I can leave town with Ellen now, and nobody will ever know what happened. I can even go to work for Caldwell if I like—he’s grateful enough, and he has reason to keep his mouth shut. On the other hand, I can spill the works. I can go to the authorities and lay the whole mess on the table.
There’s no need to “confess” anything. I don’t feel that compulsion. My own part in the racket was no better and no worse than the role played by thousands who still operate their phony “self-help” swindles today.
But that’s just the point. I’ve been doing a lot of thinking lately. Maybe it would help someone if I told the truth. Maybe it would make it a little easier for the suckers and a little harder for those who prey upon them. I have no illusions about breaking up the whole system, but it might do some good.

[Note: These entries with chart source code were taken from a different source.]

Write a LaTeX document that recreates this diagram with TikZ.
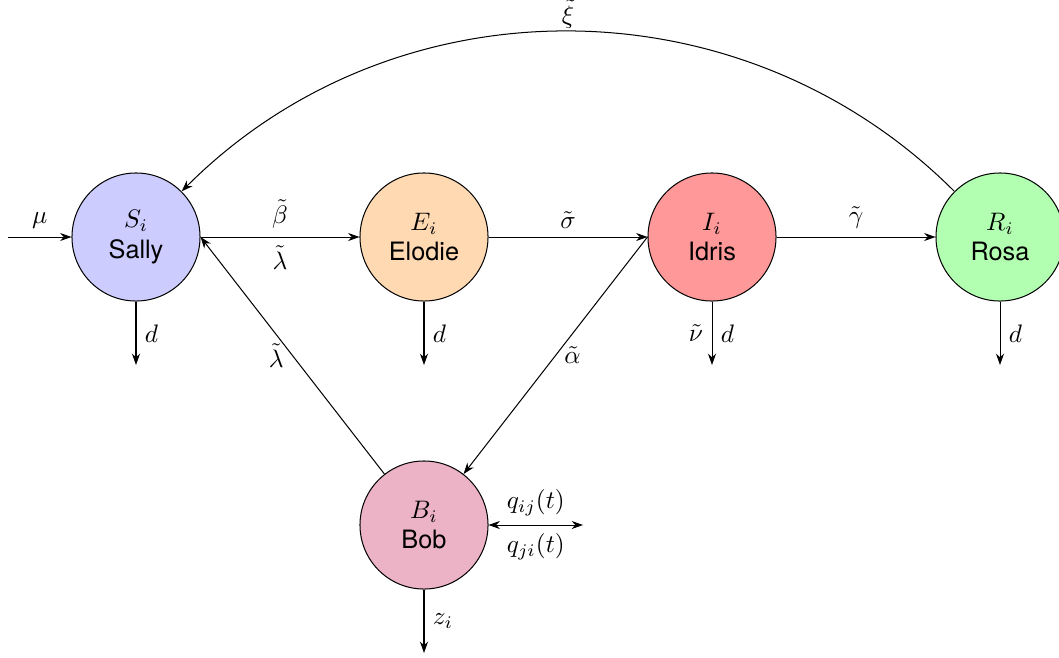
\documentclass[tikz,border=0pt]{standalone}
\usepackage{fontspec}
\setsansfont{TeX Gyre Heros}
\usetikzlibrary{arrows.meta}
\begin{document}
\begin{tikzpicture}[x=0.39518pt,y=-0.39518pt,
  comp/.style={circle,draw,minimum size=50.6pt,inner sep=0pt,align=center,font=\sffamily},
  flow/.style={-{Stealth[length=4.5pt,width=3.2pt]},line width=0.4pt},
  biflow/.style={{Stealth[length=4.5pt,width=3.2pt]}-{Stealth[length=4.5pt,width=3.2pt]},line width=0.4pt}]
  \useasboundingbox (0,0) rectangle (1059,657);
  % compartments
  \node[comp,fill=blue!20]   (S) at (136,237) {$S_i$\\Sally};
  \node[comp,fill=orange!30] (E) at (424,237) {$E_i$\\Elodie};
  \node[comp,fill=red!40]    (I) at (712,237) {$I_i$\\Idris};
  \node[comp,fill=green!30]  (R) at (1000,237) {$R_i$\\Rosa};
  \node[comp,fill=purple!30] (B) at (424,525) {$B_i$\\Bob};
  % open ends
  \coordinate (in)  at (8,237);
  \coordinate (dS)  at (136,365);
  \coordinate (dE)  at (424,365);
  \coordinate (dI)  at (712,365);
  \coordinate (dR)  at (1000,365);
  \coordinate (dB)  at (424,653);
  \coordinate (mB)  at (583,525);
  % transitions
  \draw[flow] (in) -- node[above] {$\mu$} (S.west);
  \draw[flow] (S.east) -- node[above] {$\tilde\beta$} node[below] {$\tilde\lambda$} (E.west);
  \draw[flow] (E.east) -- node[above] {$\tilde\sigma$} (I.west);
  \draw[flow] (I.east) -- node[above] {$\tilde\gamma$} (R.west);
  \draw[flow] (B) -- node[left] {$\tilde\lambda$} (S.east);
  \draw[flow] (I.west) -- node[right] {$\tilde\alpha$} (B);
  \draw[flow] (R.north west) to[out=135,in=45] node[above,inner sep=1pt] {$\tilde\xi$} (S.north east);
  % deaths and exits
  \draw[flow] (S.south) -- node[right] {$d$} (dS);
  \draw[flow] (E.south) -- node[right] {$d$} (dE);
  \draw[flow] (I.south) -- node[right] {$d$} node[left] {$\tilde\nu$} (dI);
  \draw[flow] (R.south) -- node[right] {$d$} (dR);
  \draw[flow] (B.south) -- node[right] {$z_i$} (dB);
  \draw[biflow] (B.east) -- node[above] {$q_{ij}(t)$} node[below] {$q_{ji}(t)$} (mB);
\end{tikzpicture}
\end{document}
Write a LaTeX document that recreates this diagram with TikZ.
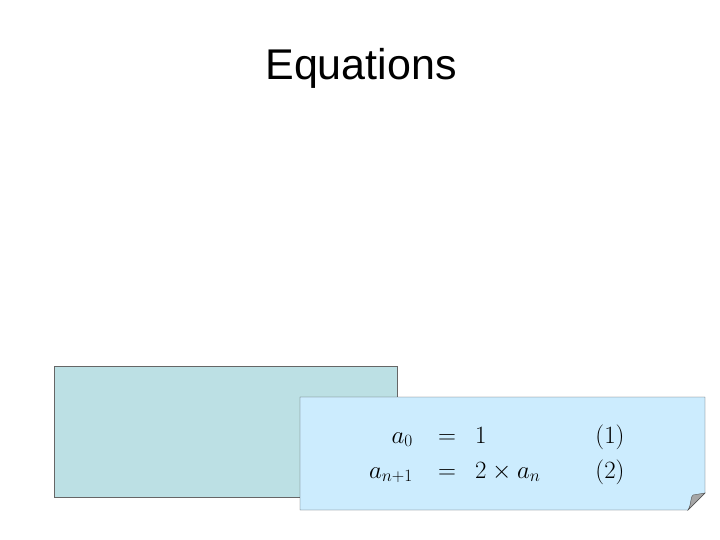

Ellen and I can go away, today. Or I can stay here and face the music, risk taking a rap if they want to pin one on me for what happened. Writing it all down here, the way I have these past weeks, I’ve been trying to make up my mind. I can turn it over to the authorities tomorrow. Or I can burn it, the way the Professor was burned, the way the past was burned.
What should I do? Will I be a seeker or a sucker? And which is which? I think I’m going to leave those questions for Ellen to decide. She’ll know what’s best for me and for both of us.
Yes, I’ll ask her. And whatever she says, I’ll do. Just as long as she remembers to call me “Eddie.”